By Ott Ummelas
A former high-ranking Estonian defense official has been jailed for 12 1/2 years for treason after he passed on secrets to Russian intelligence, in the Baltic state’s first spying case since independence in 1991.
Herman Simm, 61, admitted his guilt and was sentenced by the Harju County Court, prosecutors said today. It also ordered him to pay 20.2 million krooni ($1.7 million) in damages to the Defense Ministry and return 1.3 million krooni of “criminal revenue,” the Public Prosecutor’s Office said. Ove Ladva, Simm’s Lawyer, didn’t reply to calls seeking comment.
Simm, head of the ministry’s department for protection of state secrets from 2000 to 2006, was arrested in September after spying since 1995, prosecutors said in e-mailed statements today. His two contacts, Valeri Zentsov and Sergei Yakovlev, were officers in Russia’s SVR foreign intelligence service. Yakovlev, who worked under a false Portuguese identity, is internationally wanted, the prosecutors said.
Estonia, a former Soviet republic which regained independence in August 1991, joined the North Atlantic Treaty Organization and the European Union in 2004 together with its Baltic neighbors, Latvia and Lithuania, a move strongly opposed by Russia.

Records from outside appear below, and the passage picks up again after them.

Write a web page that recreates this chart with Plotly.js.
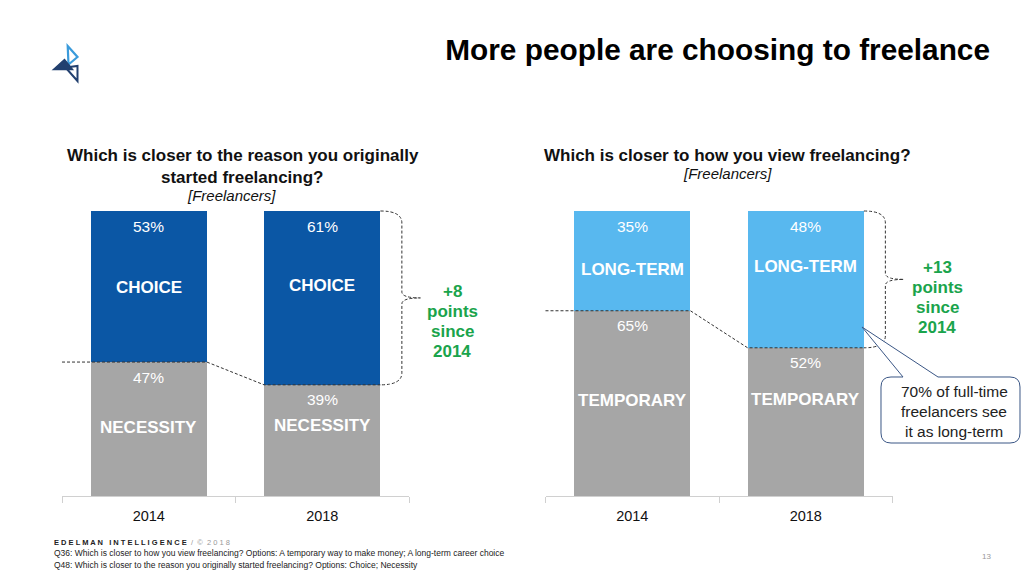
<!DOCTYPE html>
<html>
<head>
<meta charset="utf-8">
<script src="https://cdn.plot.ly/plotly-3.0.1.min.js"></script>
<style>html,body{margin:0;padding:0;background:#fff}#chart{width:1024px;height:576px}</style>
</head>
<body>
<div id="chart"></div>
<script>
// ---------- DATA ----------
const years = ['2014', '2018'];
const necessity = [47, 39];
const choice = [53, 61];
const temporary = [65, 52];
const longTerm = [35, 48];
const leftNames = ['NECESSITY', 'CHOICE'];
const rightNames = ['TEMPORARY', 'LONG-TERM'];
const calloutLines = ['70% of full-time', 'freelancers see', 'it as long-term'];

// ---------- LAYOUT CONSTANTS ----------
const W = 1024, H = 576;
const AX_L = [62, 409], AX_R = [545.5, 892.5];
const Y_BOT = 496, Y_TOP = 211;
const BARGAP = 0.33;
const FONT = 'Liberation Sans, Arial, Helvetica, sans-serif';
const DARK_BLUE = '#0B57A5', LIGHT_BLUE = '#58B8EF', GREY = '#A6A6A6', GREEN = '#1AA44C';
const NAVY = '#22406F', LOGO_LIGHT = '#3B9BDB';

const px = x => x / W;
const py = y => 1 - y / H;
const P = (x, y) => px(x).toFixed(5) + ',' + py(y).toFixed(5);
function catPx(ax, i, off) { const cw = (ax[1] - ax[0]) / years.length; return ax[0] + (i + 0.5 + off) * cw; }
function valPy(v) { return Y_BOT - v / 100 * (Y_BOT - Y_TOP); }

// label placement (axis units) for segment names
const leftNameY = { lower: [23.9, 24.9], upper: [73.0, 74.0] };
const rightNameY = { lower: [33.4, 34.0], upper: [79.6, 80.7] };

// ---------- TRACES ----------
const traces = [
  { type: 'bar', x: years, y: necessity, xaxis: 'x', yaxis: 'y', marker: { color: GREY }, hoverinfo: 'skip' },
  { type: 'bar', x: years, y: choice, xaxis: 'x', yaxis: 'y', marker: { color: DARK_BLUE }, hoverinfo: 'skip' },
  { type: 'bar', x: years, y: temporary, xaxis: 'x2', yaxis: 'y2', marker: { color: GREY }, hoverinfo: 'skip' },
  { type: 'bar', x: years, y: longTerm, xaxis: 'x2', yaxis: 'y2', marker: { color: LIGHT_BLUE }, hoverinfo: 'skip' }
];

// ---------- ANNOTATIONS ----------
const ann = [];
const pctFont = { family: FONT, size: 15.5, color: '#FFFFFF' };
const nameFont = { family: FONT, size: 17, color: '#FFFFFF' };
function barLabels(xr, yr, lower, upper, names, nameY) {
  years.forEach((yr_, i) => {
    // category axis: annotation x given as category index
    ann.push({ xref: xr, yref: yr, x: i, y: lower[i], text: lower[i] + '%', showarrow: false, yanchor: 'middle', yshift: -15, font: pctFont });
    ann.push({ xref: xr, yref: yr, x: i, y: lower[i] + upper[i], text: upper[i] + '%', showarrow: false, yanchor: 'middle', yshift: -15, font: pctFont });
    ann.push({ xref: xr, yref: yr, x: i, y: nameY.lower[i], text: '<b>' + names[0] + '</b>', showarrow: false, yanchor: 'middle', font: nameFont });
    ann.push({ xref: xr, yref: yr, x: i, y: nameY.upper[i], text: '<b>' + names[1] + '</b>', showarrow: false, yanchor: 'middle', font: nameFont });
  });
}
barLabels('x', 'y', necessity, choice, leftNames, leftNameY);
barLabels('x2', 'y2', temporary, longTerm, rightNames, rightNameY);

function textAt(x, y, text, size, opts) {
  ann.push(Object.assign({ xref: 'paper', yref: 'paper', x: px(x), y: py(y), text: text, showarrow: false,
    xanchor: 'center', yanchor: 'middle', font: { family: FONT, size: size, color: '#111' } }, opts || {}));
}
// subtitles
textAt(243, 155, '<b>Which is closer to the reason you originally</b>', 17);
textAt(242, 177, '<b>started freelancing?</b>', 17);
textAt(231, 195, '<i>[Freelancers]</i>', 15);
textAt(727, 155, '<b>Which is closer to how you view freelancing?</b>', 17);
textAt(727, 173, '<i>[Freelancers]</i>', 15);

// change labels (computed from data)
function changeLabel(x, y0, diff) {
  const lines = ['+' + diff, 'points', 'since', years[0]];
  lines.forEach((t, k) => textAt(x, y0 + 20 * k, '<b>' + t + '</b>', 17, { font: { family: FONT, size: 17, color: GREEN } }));
}
changeLabel(452, 291.5, choice[1] - choice[0]);
changeLabel(937, 267, longTerm[1] - longTerm[0]);

// callout text
calloutLines.forEach((t, k) => textAt(954, 391 + 20 * k, t, 15.5, { font: { family: FONT, size: 15.5, color: '#222' } }));

// footer
textAt(52, 542, '<b>E D E L M A N   I N T E L L I G E N C E</b>  <span style="color:#999">/  ©  2 0 1 8</span>', 7.5, { xanchor: 'left', font: { family: FONT, size: 7.5, color: '#222' } });
textAt(52, 553, 'Q36: Which is closer to how you view freelancing? Options: A temporary way to make money; A long-term career choice', 8.5, { xanchor: 'left', font: { family: FONT, size: 8.5, color: '#222' } });
textAt(52, 565, 'Q48: Which is closer to the reason you originally started freelancing? Options: Choice; Necessity', 8.5, { xanchor: 'left', font: { family: FONT, size: 8.5, color: '#222' } });
textAt(986, 556, '13', 8, { font: { family: FONT, size: 8, color: '#999' } });

// ---------- SHAPES ----------
const shapes = [];
const half = (1 - BARGAP) / 2;
const dashLine = { color: '#333', width: 1, dash: '3px,2px' };
function connector(ax, lower, upper) {
  const yA = valPy(lower[0]), yB = valPy(lower[1]), yT = valPy(lower[1] + upper[1]);
  const x0 = ax[0], x1 = catPx(ax, 0, half), x2 = catPx(ax, 1, -half), x3 = catPx(ax, 1, half);
  shapes.push({ type: 'path', xref: 'paper', yref: 'paper', line: dashLine,
    path: 'M' + P(x0, yA) + ' L' + P(x1, yA) + ' L' + P(x2, yB) + ' L' + P(x3, yB) });
  // curly bracket
  const xc = x3 + 21.5, xt = x3 + 40, ym = (yT + yB) / 2, r = 12;
  const path = 'M' + P(x3, yT) + ' Q' + P(xc, yT) + ' ' + P(xc, yT + r) +
    ' L' + P(xc, ym - 6) + ' Q' + P(xc, ym) + ' ' + P(xt, ym) +
    ' Q' + P(xc, ym) + ' ' + P(xc, ym + 6) +
    ' L' + P(xc, yB - r) + ' Q' + P(xc, yB) + ' ' + P(x3, yB);
  shapes.push({ type: 'path', xref: 'paper', yref: 'paper', line: dashLine, path: path });
}
connector(AX_L, necessity, choice);
connector(AX_R, temporary, longTerm);

// callout box with pointer
(function () {
  const L = 881, R = 1020, T = 377, B = 443, r = 10, g1 = 903, g2 = 938, tx = 862, ty = 327;
  const path = 'M' + P(g1, T) + ' L' + P(tx, ty) + ' L' + P(g2, T) + ' L' + P(R - r, T) +
    ' Q' + P(R, T) + ' ' + P(R, T + r) + ' L' + P(R, B - r) + ' Q' + P(R, B) + ' ' + P(R - r, B) +
    ' L' + P(L + r, B) + ' Q' + P(L, B) + ' ' + P(L, B - r) + ' L' + P(L, T + r) +
    ' Q' + P(L, T) + ' ' + P(L + r, T) + ' Z';
  shapes.push({ type: 'path', xref: 'paper', yref: 'paper', path: path, fillcolor: '#FFFFFF', line: { color: '#3A5685', width: 1 } });
})();

// logo
shapes.push({ type: 'path', xref: 'paper', yref: 'paper', path: 'M' + P(67.7, 46) + ' L' + P(77.5, 57) + ' L' + P(68.5, 64.5) + ' Z', line: { color: LOGO_LIGHT, width: 2.2 }, fillcolor: 'rgba(0,0,0,0)' });
shapes.push({ type: 'path', xref: 'paper', yref: 'paper', path: 'M' + P(53.5, 69.5) + ' L' + P(64.5, 59.5) + ' L' + P(72.5, 69.5) + ' Z', line: { color: NAVY, width: 1.5 }, fillcolor: NAVY });
shapes.push({ type: 'path', xref: 'paper', yref: 'paper', path: 'M' + P(65.5, 67.5) + ' L' + P(77.5, 66) + ' L' + P(77.5, 81) + ' Z', line: { color: NAVY, width: 2 }, fillcolor: 'rgba(0,0,0,0)' });

// ---------- AXES ----------
function xAxis(ax, anchor) {
  return { domain: [px(ax[0]), px(ax[1])], anchor: anchor, type: 'category', tickson: 'boundaries',
    range: [-0.5, years.length - 0.5],
    ticks: 'outside', ticklen: 6, tickcolor: '#D0D0D0', tickwidth: 1, showline: true, linecolor: '#D0D0D0', linewidth: 1,
    ticklabelstandoff: 7,
    showgrid: false, zeroline: false, fixedrange: true, tickfont: { family: FONT, size: 14.5, color: '#111' } };
}
function yAxis(anchor) {
  return { domain: [py(Y_BOT), py(Y_TOP)], anchor: anchor, range: [0, 100], visible: false, fixedrange: true };
}

const layout = {
  width: W, height: H, margin: { l: 0, r: 0, t: 0, b: 0 },
  paper_bgcolor: '#FFFFFF', plot_bgcolor: 'rgba(0,0,0,0)',
  barmode: 'stack', bargap: BARGAP, showlegend: false,
  title: { text: '<b>More people are choosing to freelance</b>', x: px(990), xanchor: 'right', y: py(50), yanchor: 'middle',
    font: { family: FONT, size: 29.8, color: '#000' } },
  xaxis: xAxis(AX_L, 'y'), yaxis: yAxis('x'),
  xaxis2: xAxis(AX_R, 'y2'), yaxis2: yAxis('x2'),
  annotations: ann, shapes: shapes, hovermode: false
};

Plotly.newPlot('chart', traces, layout, { displayModeBar: false, staticPlot: true });
</script>
</body>
</html>
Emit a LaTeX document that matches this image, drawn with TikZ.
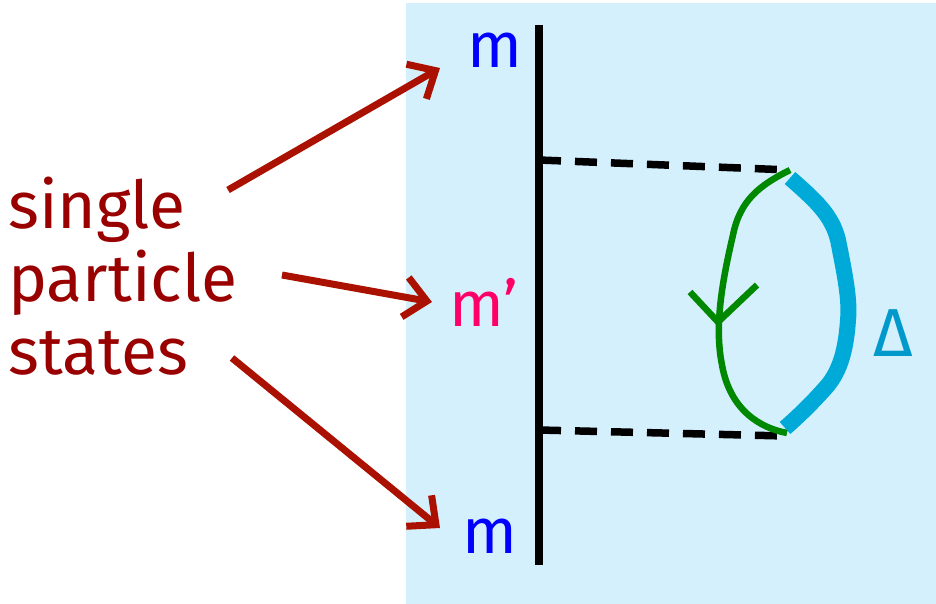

Simm passed on 24 documents with different levels of confidentiality regarding Estonian state secrets and 362 documents containing classified information “on communication and information systems, data security, intelligence, counterintelligence and defence policy of foreign countries and international organizations,” the prosecutors said.
Simm may have passed secrets on the proposed U.S. missile shield and on defense against “cyber-attacks” to Russia, the Times of London reported on Nov. 17. Estonian Defense Minister Jaak Aavikoo dismissed the report as “speculative.”